Aim of the task: Using the data below, copy every line that contains the word "with".

Data provided:
########

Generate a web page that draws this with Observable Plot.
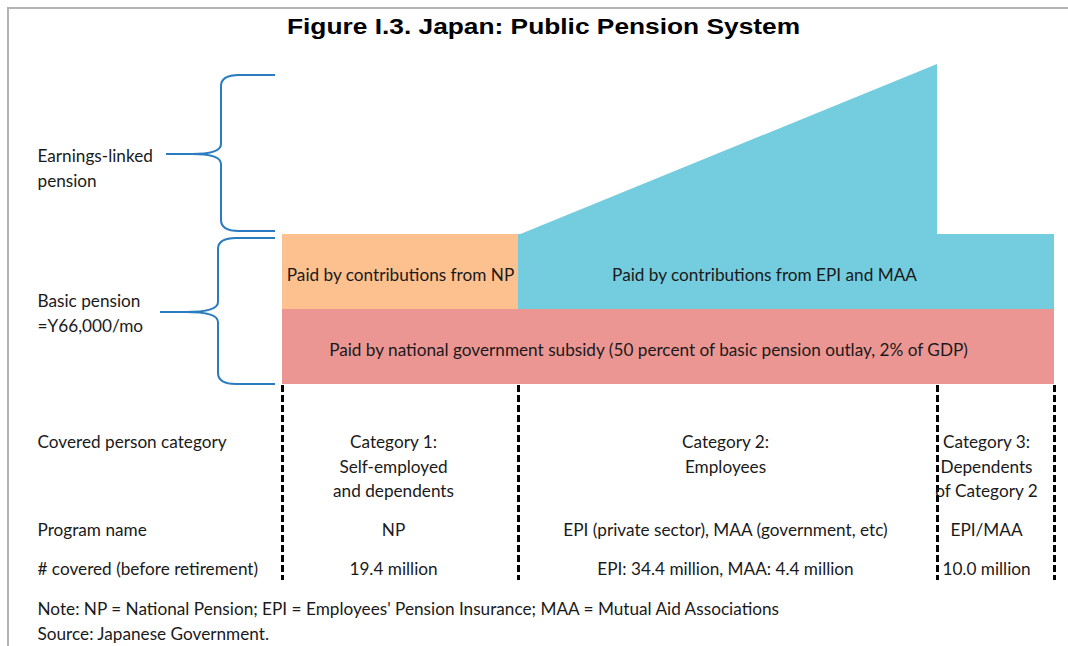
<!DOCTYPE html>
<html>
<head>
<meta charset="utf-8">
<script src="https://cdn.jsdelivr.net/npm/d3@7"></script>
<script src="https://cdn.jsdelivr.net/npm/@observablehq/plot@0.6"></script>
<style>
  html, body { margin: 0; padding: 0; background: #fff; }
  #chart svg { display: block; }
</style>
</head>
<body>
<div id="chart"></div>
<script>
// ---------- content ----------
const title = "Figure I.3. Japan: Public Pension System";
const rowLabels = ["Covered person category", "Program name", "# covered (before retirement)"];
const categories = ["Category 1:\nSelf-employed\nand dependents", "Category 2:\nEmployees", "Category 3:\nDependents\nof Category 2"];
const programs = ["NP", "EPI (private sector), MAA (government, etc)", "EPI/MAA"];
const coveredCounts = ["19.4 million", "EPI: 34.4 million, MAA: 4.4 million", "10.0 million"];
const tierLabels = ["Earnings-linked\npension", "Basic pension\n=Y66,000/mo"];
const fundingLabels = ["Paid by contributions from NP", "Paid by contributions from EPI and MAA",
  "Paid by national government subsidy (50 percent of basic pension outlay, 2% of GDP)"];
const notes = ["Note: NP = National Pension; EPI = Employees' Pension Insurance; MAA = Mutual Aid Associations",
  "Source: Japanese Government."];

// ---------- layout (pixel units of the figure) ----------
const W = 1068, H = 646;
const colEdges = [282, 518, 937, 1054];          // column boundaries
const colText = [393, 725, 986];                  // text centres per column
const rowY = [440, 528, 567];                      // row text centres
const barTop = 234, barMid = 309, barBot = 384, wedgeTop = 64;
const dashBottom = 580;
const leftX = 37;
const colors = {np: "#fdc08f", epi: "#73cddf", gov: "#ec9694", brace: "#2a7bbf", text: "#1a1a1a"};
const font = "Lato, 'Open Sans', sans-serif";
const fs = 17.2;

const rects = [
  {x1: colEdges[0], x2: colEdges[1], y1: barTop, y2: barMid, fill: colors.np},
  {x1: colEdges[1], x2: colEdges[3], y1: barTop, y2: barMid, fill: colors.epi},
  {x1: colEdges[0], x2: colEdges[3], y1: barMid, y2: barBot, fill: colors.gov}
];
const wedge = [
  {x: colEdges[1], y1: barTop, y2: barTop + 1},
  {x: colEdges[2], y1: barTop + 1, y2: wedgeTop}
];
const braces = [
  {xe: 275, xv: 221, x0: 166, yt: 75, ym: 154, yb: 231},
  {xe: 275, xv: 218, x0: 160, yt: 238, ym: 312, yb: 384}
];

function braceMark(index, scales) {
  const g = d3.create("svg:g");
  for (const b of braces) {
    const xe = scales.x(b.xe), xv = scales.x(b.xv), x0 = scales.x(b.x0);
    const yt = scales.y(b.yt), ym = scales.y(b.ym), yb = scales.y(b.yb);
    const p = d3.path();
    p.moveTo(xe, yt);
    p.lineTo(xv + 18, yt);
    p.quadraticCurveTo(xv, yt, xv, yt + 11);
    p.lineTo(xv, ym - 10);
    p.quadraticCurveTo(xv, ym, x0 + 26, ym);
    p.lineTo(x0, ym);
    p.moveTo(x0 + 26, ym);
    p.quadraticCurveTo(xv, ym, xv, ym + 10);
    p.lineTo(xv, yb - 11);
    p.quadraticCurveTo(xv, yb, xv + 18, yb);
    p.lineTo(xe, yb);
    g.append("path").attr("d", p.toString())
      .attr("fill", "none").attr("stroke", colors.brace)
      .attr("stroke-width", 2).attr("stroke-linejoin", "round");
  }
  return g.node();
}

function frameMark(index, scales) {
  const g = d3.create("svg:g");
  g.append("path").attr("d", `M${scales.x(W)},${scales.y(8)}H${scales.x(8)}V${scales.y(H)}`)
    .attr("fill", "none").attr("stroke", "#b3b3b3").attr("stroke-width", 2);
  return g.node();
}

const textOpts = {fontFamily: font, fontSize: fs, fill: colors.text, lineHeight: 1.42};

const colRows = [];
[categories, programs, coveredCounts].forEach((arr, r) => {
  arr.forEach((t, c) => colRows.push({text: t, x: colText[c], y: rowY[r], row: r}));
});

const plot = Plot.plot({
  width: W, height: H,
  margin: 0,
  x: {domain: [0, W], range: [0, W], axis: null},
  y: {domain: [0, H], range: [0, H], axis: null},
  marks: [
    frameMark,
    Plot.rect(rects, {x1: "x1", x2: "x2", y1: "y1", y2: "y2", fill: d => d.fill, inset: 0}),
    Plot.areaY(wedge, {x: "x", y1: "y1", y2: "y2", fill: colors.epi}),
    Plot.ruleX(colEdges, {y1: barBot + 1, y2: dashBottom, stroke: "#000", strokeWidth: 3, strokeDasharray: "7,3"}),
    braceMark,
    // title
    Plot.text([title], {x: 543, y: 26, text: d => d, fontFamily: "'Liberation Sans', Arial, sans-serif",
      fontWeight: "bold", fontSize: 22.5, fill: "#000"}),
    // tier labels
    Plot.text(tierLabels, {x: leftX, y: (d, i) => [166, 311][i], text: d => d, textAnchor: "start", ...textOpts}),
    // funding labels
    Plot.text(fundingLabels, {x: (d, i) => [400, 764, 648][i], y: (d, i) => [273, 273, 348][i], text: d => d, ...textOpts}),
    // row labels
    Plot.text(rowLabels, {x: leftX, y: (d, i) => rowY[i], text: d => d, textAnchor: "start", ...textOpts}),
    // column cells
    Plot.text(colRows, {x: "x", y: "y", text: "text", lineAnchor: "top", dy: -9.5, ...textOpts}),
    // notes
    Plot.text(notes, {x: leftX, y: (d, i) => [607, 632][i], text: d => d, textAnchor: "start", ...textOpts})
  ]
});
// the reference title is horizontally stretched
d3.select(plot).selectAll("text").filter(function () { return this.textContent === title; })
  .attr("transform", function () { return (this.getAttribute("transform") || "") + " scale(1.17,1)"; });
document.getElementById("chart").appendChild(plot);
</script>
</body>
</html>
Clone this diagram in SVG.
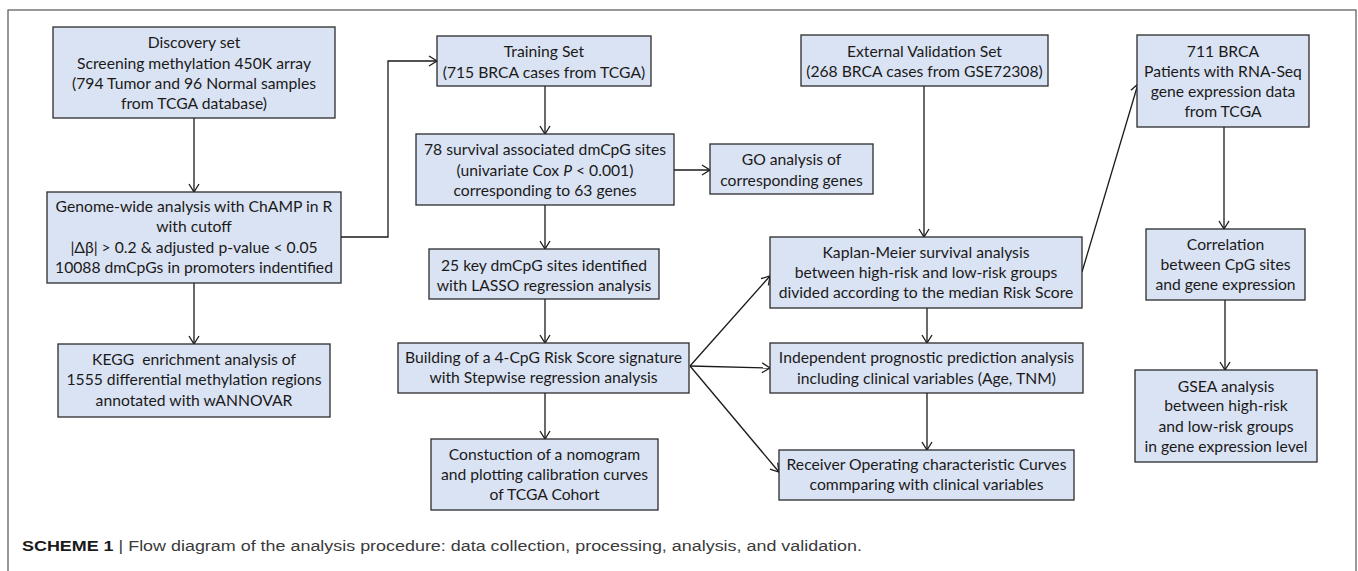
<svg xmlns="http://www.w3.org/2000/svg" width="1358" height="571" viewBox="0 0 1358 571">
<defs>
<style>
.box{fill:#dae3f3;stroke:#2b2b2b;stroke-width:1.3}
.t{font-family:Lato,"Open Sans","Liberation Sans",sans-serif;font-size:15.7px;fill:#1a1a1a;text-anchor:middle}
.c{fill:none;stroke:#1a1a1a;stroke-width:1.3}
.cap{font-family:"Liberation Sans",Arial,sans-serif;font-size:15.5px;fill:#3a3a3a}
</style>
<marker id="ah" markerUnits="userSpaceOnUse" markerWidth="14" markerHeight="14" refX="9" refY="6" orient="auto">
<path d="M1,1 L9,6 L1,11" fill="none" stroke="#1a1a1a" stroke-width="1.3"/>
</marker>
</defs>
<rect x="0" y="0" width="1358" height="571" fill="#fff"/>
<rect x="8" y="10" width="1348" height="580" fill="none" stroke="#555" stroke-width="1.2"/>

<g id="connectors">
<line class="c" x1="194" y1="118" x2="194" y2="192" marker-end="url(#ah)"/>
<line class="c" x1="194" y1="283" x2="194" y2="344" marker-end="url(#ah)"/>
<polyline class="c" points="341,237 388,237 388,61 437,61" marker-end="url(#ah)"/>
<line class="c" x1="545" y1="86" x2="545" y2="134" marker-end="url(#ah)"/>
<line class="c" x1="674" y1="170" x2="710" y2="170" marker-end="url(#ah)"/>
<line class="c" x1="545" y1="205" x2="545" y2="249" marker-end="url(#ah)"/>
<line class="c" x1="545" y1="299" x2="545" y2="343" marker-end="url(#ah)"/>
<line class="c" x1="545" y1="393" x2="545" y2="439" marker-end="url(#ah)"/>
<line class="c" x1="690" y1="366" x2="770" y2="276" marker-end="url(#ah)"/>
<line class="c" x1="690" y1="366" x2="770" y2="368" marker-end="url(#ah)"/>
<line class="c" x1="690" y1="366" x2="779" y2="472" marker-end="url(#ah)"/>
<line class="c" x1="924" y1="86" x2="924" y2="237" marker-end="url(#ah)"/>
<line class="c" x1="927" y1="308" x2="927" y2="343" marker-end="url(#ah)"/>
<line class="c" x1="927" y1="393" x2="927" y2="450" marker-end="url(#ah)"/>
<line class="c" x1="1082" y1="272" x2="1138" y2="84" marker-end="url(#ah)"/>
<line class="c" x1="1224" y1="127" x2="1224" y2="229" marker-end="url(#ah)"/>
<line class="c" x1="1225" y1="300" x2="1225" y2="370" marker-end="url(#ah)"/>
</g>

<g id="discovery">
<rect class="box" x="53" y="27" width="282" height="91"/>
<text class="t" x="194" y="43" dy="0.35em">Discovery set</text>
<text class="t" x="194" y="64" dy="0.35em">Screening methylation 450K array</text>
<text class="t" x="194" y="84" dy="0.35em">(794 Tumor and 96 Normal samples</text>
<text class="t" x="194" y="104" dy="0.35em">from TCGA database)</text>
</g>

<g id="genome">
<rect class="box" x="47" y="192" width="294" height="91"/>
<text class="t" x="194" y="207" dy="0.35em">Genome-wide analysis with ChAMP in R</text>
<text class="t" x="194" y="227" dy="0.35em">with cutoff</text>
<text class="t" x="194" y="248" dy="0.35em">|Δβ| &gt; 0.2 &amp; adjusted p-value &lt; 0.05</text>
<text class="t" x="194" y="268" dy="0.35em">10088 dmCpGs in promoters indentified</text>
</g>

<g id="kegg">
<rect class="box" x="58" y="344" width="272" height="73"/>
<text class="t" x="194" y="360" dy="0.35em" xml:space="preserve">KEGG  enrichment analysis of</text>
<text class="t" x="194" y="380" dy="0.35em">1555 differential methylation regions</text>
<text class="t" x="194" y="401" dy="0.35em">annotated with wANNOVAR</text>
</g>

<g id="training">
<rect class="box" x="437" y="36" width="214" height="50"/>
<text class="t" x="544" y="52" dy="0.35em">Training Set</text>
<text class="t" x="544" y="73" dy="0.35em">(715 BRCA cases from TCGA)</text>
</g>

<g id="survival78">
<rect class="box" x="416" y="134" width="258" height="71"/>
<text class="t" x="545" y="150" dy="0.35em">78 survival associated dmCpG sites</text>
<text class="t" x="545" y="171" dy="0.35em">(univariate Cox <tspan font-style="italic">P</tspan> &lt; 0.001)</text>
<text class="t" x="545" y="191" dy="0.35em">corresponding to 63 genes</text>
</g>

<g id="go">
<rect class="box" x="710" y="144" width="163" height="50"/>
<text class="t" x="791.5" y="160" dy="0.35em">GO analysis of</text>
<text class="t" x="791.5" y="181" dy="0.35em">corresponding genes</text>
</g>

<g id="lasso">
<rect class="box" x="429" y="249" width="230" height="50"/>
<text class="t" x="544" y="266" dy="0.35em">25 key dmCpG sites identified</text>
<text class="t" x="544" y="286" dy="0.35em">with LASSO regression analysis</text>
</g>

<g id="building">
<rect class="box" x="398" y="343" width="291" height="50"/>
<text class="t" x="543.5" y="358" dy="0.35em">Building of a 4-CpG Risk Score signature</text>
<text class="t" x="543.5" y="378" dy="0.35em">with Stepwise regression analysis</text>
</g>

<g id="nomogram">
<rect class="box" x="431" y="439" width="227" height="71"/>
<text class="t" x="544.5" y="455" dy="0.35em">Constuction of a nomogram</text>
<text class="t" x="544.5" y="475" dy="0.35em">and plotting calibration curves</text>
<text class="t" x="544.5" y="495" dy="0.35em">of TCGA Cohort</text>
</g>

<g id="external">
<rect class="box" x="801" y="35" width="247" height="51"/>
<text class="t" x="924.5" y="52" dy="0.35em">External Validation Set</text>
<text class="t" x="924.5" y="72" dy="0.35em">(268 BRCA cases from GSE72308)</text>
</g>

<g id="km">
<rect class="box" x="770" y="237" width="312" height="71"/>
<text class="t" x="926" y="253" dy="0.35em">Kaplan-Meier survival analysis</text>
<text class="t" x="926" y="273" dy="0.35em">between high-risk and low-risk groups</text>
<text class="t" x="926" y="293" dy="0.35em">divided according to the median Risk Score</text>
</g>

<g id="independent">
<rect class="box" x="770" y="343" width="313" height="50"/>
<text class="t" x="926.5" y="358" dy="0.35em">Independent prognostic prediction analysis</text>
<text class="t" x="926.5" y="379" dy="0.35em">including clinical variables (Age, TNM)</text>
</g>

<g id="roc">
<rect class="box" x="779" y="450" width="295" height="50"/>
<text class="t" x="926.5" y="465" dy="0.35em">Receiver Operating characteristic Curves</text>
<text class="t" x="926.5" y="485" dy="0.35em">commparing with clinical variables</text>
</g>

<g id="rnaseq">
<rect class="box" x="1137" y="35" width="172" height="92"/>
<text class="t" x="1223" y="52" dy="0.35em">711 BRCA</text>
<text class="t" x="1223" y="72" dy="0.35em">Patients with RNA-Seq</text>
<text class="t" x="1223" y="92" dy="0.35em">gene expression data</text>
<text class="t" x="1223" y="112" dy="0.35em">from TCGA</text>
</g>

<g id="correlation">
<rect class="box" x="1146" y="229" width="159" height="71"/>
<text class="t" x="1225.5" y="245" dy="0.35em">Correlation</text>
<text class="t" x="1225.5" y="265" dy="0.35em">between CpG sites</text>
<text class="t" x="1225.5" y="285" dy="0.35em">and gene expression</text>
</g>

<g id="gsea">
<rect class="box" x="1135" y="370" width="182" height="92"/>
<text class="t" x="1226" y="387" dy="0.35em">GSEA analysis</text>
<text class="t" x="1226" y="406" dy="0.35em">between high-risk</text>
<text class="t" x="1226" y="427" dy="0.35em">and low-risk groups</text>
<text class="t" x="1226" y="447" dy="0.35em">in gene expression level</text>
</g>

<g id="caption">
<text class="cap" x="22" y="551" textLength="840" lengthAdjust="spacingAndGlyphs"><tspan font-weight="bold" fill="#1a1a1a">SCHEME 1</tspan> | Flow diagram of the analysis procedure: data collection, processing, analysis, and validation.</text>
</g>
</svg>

########

Answer to this task:
Generate a web page that draws this with Observable Plot.
<text class="t" x="194" y="207" dy="0.35em">Genome-wide analysis with ChAMP in R</text>
<text class="t" x="194" y="227" dy="0.35em">with cutoff</text>
<text class="t" x="194" y="401" dy="0.35em">annotated with wANNOVAR</text>
<text class="t" x="544" y="286" dy="0.35em">with LASSO regression analysis</text>
<text class="t" x="543.5" y="378" dy="0.35em">with Stepwise regression analysis</text>
<text class="t" x="926.5" y="485" dy="0.35em">commparing with clinical variables</text>
<text class="t" x="1223" y="72" dy="0.35em">Patients with RNA-Seq</text>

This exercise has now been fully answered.